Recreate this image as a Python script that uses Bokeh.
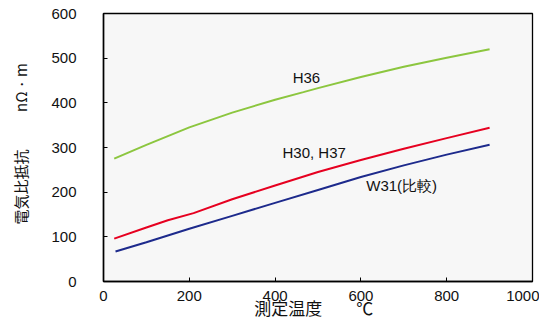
from bokeh.plotting import figure
from bokeh.models import Label, FixedTicker, Range1d
from bokeh.embed import file_html
from bokeh.resources import INLINE

# Data (temperature in C, resistivity in nOhm*m)
h36_x = [25, 100, 200, 300, 400, 466, 500, 600, 700, 800, 900]
h36_y = [275, 306, 345, 378, 407, 424, 433, 458, 481, 501, 520]

h30_x = [25, 100, 150, 210, 300, 400, 500, 600, 700, 800, 900]
h30_y = [96, 121, 137, 153, 184, 215, 245, 272, 297, 321, 344]

w31_x = [28, 100, 200, 300, 400, 500, 600, 700, 800, 900]
w31_y = [67, 88, 118, 147, 176, 205, 234, 260, 284, 306]

x_ticks = [0, 200, 400, 600, 800, 1000]
y_ticks = [0, 100, 200, 300, 400, 500, 600]

series_labels = ["H36", "H30, H37", "W31(比較)"]
label_pos_x = [473, 491, 695]
label_pos_y = [457, 289, 215]

x_title = "測定温度　　℃\u2002"
y_title = "\u2002電気比抵抗\u3000\u3000\u2002nΩ\u2009·\u2009m"

p = figure(width=539, height=323, output_backend="svg", toolbar_location=None,
           x_range=Range1d(0, 1000), y_range=Range1d(0, 600),
           min_border_left=103, min_border_right=7, min_border_top=13, min_border_bottom=42)

p.background_fill_color = "#f7f7f7"
p.border_fill_color = "white"
p.outline_line_color = "black"
p.outline_line_width = 1.3
p.xgrid.visible = False
p.ygrid.visible = False

tick_font = "Liberation Sans"
for ax in (p.xaxis[0], p.yaxis[0]):
    ax.axis_line_color = "black"
    ax.axis_line_width = 1.5
    ax.major_tick_in = 4
    ax.major_tick_out = 0
    ax.major_tick_line_color = "black"
    ax.minor_tick_line_color = None
    ax.major_label_text_font = tick_font
    ax.major_label_text_font_size = "15px"
    ax.major_label_text_color = "#111111"
    ax.axis_label_text_font = "Noto Sans CJK JP"
    ax.axis_label_text_font_style = "normal"
    ax.axis_label_text_color = "#111111"

p.xaxis[0].ticker = FixedTicker(ticks=x_ticks)
p.yaxis[0].ticker = FixedTicker(ticks=y_ticks)
p.xaxis[0].major_label_standoff = 9
p.yaxis[0].major_label_standoff = 27

p.yaxis[0].axis_label = y_title
p.yaxis[0].axis_label_text_font_size = "15px"
p.yaxis[0].axis_label_standoff = 17

p.xaxis[0].axis_label = x_title
p.xaxis[0].axis_label_text_font_size = "17px"
p.xaxis[0].axis_label_standoff = -9

p.line(h36_x, h36_y, line_color="#8cc63f", line_width=2)
p.line(h30_x, h30_y, line_color="#e60020", line_width=2)
p.line(w31_x, w31_y, line_color="#1d2a8c", line_width=2)

for t, lx, ly in zip(series_labels, label_pos_x, label_pos_y):
    p.add_layout(Label(x=lx, y=ly, text=t, text_align="center", text_baseline="middle",
                       text_font="Liberation Sans", text_font_size="15px",
                       text_color="#111111"))

open("out.html", "w").write(file_html(p, INLINE))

- Directions
Set down the complete material exactly, but do not include the images.

- Full solution
Recreate this image as a Python script that uses Bokeh.
from bokeh.plotting import figure
from bokeh.models import Label, FixedTicker, Range1d
from bokeh.embed import file_html
from bokeh.resources import INLINE

# Data (temperature in C, resistivity in nOhm*m)
h36_x = [25, 100, 200, 300, 400, 466, 500, 600, 700, 800, 900]
h36_y = [275, 306, 345, 378, 407, 424, 433, 458, 481, 501, 520]

h30_x = [25, 100, 150, 210, 300, 400, 500, 600, 700, 800, 900]
h30_y = [96, 121, 137, 153, 184, 215, 245, 272, 297, 321, 344]

w31_x = [28, 100, 200, 300, 400, 500, 600, 700, 800, 900]
w31_y = [67, 88, 118, 147, 176, 205, 234, 260, 284, 306]

x_ticks = [0, 200, 400, 600, 800, 1000]
y_ticks = [0, 100, 200, 300, 400, 500, 600]

series_labels = ["H36", "H30, H37", "W31(比較)"]
label_pos_x = [473, 491, 695]
label_pos_y = [457, 289, 215]

x_title = "測定温度　　℃\u2002"
y_title = "\u2002電気比抵抗\u3000\u3000\u2002nΩ\u2009·\u2009m"

p = figure(width=539, height=323, output_backend="svg", toolbar_location=None,
           x_range=Range1d(0, 1000), y_range=Range1d(0, 600),
           min_border_left=103, min_border_right=7, min_border_top=13, min_border_bottom=42)

p.background_fill_color = "#f7f7f7"
p.border_fill_color = "white"
p.outline_line_color = "black"
p.outline_line_width = 1.3
p.xgrid.visible = False
p.ygrid.visible = False

tick_font = "Liberation Sans"
for ax in (p.xaxis[0], p.yaxis[0]):
    ax.axis_line_color = "black"
    ax.axis_line_width = 1.5
    ax.major_tick_in = 4
    ax.major_tick_out = 0
    ax.major_tick_line_color = "black"
    ax.minor_tick_line_color = None
    ax.major_label_text_font = tick_font
    ax.major_label_text_font_size = "15px"
    ax.major_label_text_color = "#111111"
    ax.axis_label_text_font = "Noto Sans CJK JP"
    ax.axis_label_text_font_style = "normal"
    ax.axis_label_text_color = "#111111"

p.xaxis[0].ticker = FixedTicker(ticks=x_ticks)
p.yaxis[0].ticker = FixedTicker(ticks=y_ticks)
p.xaxis[0].major_label_standoff = 9
p.yaxis[0].major_label_standoff = 27

p.yaxis[0].axis_label = y_title
p.yaxis[0].axis_label_text_font_size = "15px"
p.yaxis[0].axis_label_standoff = 17

p.xaxis[0].axis_label = x_title
p.xaxis[0].axis_label_text_font_size = "17px"
p.xaxis[0].axis_label_standoff = -9

p.line(h36_x, h36_y, line_color="#8cc63f", line_width=2)
p.line(h30_x, h30_y, line_color="#e60020", line_width=2)
p.line(w31_x, w31_y, line_color="#1d2a8c", line_width=2)

for t, lx, ly in zip(series_labels, label_pos_x, label_pos_y):
    p.add_layout(Label(x=lx, y=ly, text=t, text_align="center", text_baseline="middle",
                       text_font="Liberation Sans", text_font_size="15px",
                       text_color="#111111"))

open("out.html", "w").write(file_html(p, INLINE))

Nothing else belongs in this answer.